Provisional Patent Applications
Since June 8, 1995, the United States Patent and Trademark Office (USPTO) has offered inventors the option of filing a provisional application for patent which was designed to provide a lower-cost first patent filing in the United States. Applicants are entitled to claim the benefit of a provisional application in a corresponding non-provisional application filed not later than 12 months after the provisional application filing date. The corresponding non-provisional application would benefit in three ways: (1) patentability would be evaluated as though filed on the earlier provisional application filing date, (2) the resulting publication or patent would be treated as a “reference” as of the earlier provisional application filing date, and (3) the twenty-year patent term would be measured from the later non-provisional application filing date.
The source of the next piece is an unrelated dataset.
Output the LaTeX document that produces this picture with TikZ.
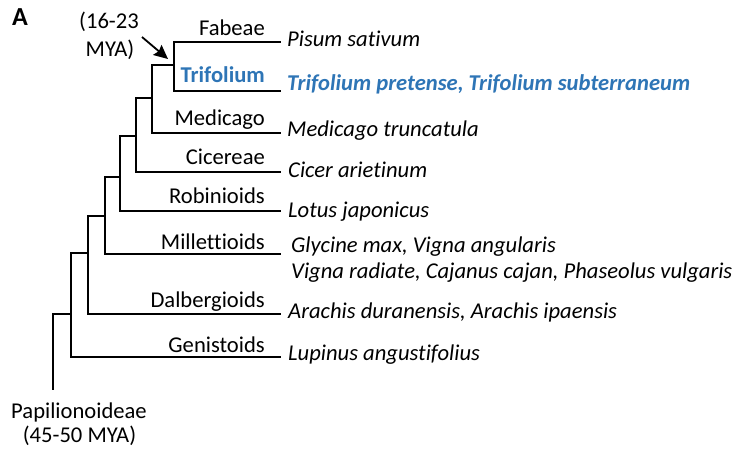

Thus, domestic applicants are placed on equal footing with foreign applicants with respect to the patent term.
The later-filed non-provisional application claiming the benefit of the provisional application must include at least one claim particularly pointing out and distinctly claiming the subject matter, which the applicant regards as the invention. Although a claim is not required in a provisional application, the written description and any drawing(s) of the provisional application must adequately support the subject matter claimed in the later-filed non-provisional application in order for the later-filed non-provisional application to benefit from the provisional application filing date. Therefore, care should be taken to ensure that the disclosure filed as the provisional application adequately provides a written description of the full scope of the subject matter regarded as the invention and desired to be claimed in the later filed non-provisional application. There is no requirement that the written description and any drawings filed in a provisional application and a later-filed non-provisional application be identical, however, the later-filed non-provisional application is only entitled to the benefit of the common subject matter disclosed in the corresponding non-provisional application filed not later than 12 months after the provisional application filing date. Additionally the specification shall disclose the manner and process of making and using the invention, in such full, clear, concise and exact terms as to enable any person skilled in the art to which the invention pertains to make and use the invention and set forth the best mode contemplated for carrying out the invention. A provisional patent application also allows the term “Patent Pending” to be applied in connection with the description of the invention.
The terms “patent pending” and “patent applied for” are used by a manufacturer or seller of an article to inform the public that an application for a patent on that article is on file. These phrases have no legal effect, but only give information that an application for patent has been filed in the Patent and Trademark Office. The protection afforded by a patent does not start until the actual grant of the patent. False use of these phrases or their equivalent is prohibited.
A patentee who makes or sells patented articles, or a person who does so for or under the patentee, is required to mark the articles with the word “Patent” and the number of the patent. The penalty for failure to mark is that the patentee may not recover damages from an infringer unless the infringer was duly notified of the infringement and continued to infringe after the notice. Likewise, the marking of an article as patented when it is not in fact patented is against the law and subjects the offender to a penalty.